Guily or Innocent The Boorn Brothers of Vermont Part 1

About the Boorn brothers of Vermont who were sentenced for the murder of a man who hadn't actually died.

GUILTY!--BUT WERE THEY INNOCENT?

Conviction by Gossip--The Fate of the Boorn Brothers

The Boorn brothers' case stands as a classic legal faux pas in American jurisprudence. In Manchester, Vt., Jesse and Stephen Boorn lived with their father Barney, sister Sally, and Sally's husband, the feebleminded Russel Colvin, who frequently disappeared for months at a time with no explanation.

When Colvin vanished in May, 1812, no one paid much attention. But as months turned into years, Manchester tongues began to wag. It was common knowledge that the Boorn brothers and Colvin rarely saw eye to eye. Thomas Johnson remembered the three of them quarreling the day Colvin disappeared. A neighbor said he had heard the boys say that Colvin was dead. Another claimed he had heard them say they had "put him where potatoes would not freeze."

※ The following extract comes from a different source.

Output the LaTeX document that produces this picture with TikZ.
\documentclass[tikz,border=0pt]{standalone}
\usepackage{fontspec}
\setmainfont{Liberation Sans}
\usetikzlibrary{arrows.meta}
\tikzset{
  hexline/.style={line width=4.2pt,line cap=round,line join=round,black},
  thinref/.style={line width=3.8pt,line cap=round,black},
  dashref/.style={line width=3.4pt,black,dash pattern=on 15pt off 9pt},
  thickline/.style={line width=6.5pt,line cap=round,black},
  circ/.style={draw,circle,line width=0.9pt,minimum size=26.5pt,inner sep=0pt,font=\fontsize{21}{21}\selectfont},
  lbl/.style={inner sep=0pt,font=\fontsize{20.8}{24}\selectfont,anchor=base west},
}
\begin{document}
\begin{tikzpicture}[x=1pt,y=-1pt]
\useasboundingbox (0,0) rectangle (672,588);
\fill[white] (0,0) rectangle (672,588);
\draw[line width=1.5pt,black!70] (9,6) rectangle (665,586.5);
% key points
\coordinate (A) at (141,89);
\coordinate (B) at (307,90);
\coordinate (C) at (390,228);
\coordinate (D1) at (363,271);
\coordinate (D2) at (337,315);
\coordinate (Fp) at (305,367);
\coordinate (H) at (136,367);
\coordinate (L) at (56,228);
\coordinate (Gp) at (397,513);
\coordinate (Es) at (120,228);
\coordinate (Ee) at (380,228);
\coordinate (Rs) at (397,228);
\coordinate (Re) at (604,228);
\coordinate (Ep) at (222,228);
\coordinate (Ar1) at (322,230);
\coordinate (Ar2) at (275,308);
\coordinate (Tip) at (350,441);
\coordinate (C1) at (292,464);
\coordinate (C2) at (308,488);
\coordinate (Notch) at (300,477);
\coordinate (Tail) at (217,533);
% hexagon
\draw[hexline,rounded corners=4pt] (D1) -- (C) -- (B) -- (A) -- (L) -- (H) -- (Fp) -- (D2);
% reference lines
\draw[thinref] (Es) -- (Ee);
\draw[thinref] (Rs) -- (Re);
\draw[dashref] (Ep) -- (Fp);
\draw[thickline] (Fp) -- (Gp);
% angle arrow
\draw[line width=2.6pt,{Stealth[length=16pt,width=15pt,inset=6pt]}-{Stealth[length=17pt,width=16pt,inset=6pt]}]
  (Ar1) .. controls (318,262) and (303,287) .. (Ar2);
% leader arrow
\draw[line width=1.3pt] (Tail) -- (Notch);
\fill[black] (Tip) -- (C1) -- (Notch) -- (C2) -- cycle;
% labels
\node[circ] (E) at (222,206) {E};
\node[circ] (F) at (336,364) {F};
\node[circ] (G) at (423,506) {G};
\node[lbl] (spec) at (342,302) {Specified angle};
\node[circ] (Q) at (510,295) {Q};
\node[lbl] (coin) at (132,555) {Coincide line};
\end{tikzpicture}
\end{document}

Suspicion grew, but seven years passed before the clincher occurred. In 1819 Uncle Amos Boorn had a dream in which Colvin told him he had been murdered. He then beckoned for Amos to follow him to his tomb, a 4-ft.-square cellar hole. For anyone still in doubt as to the murderous ways of the Boorn brothers, two more occurrences closed the case against them.

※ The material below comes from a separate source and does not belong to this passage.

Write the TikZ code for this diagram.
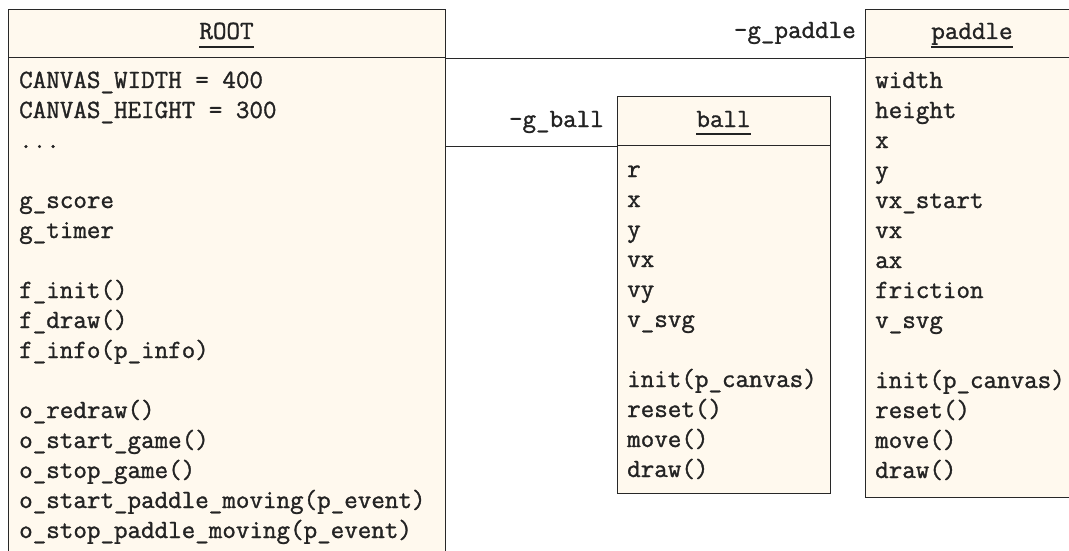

First, a mysterious fire destroyed the Boorns' barn, and gossip spreading almost faster than the flames accused Jesse and Stephen of burning the evidence of Colvin's murder. Shortly after the fire, a boy and his dog playing under a tree stump near the Boorns' exhumed a small pile of bones, which were immediately pronounced human. The case had been solved, or so thought the townspeople.

Jesse was arrested and examined for five days while searchers tore open the old cellar described in Uncle Amos's dream and found a large knife, a penknife, and a flower-design button. The button and the penknife were identified as Colvin's.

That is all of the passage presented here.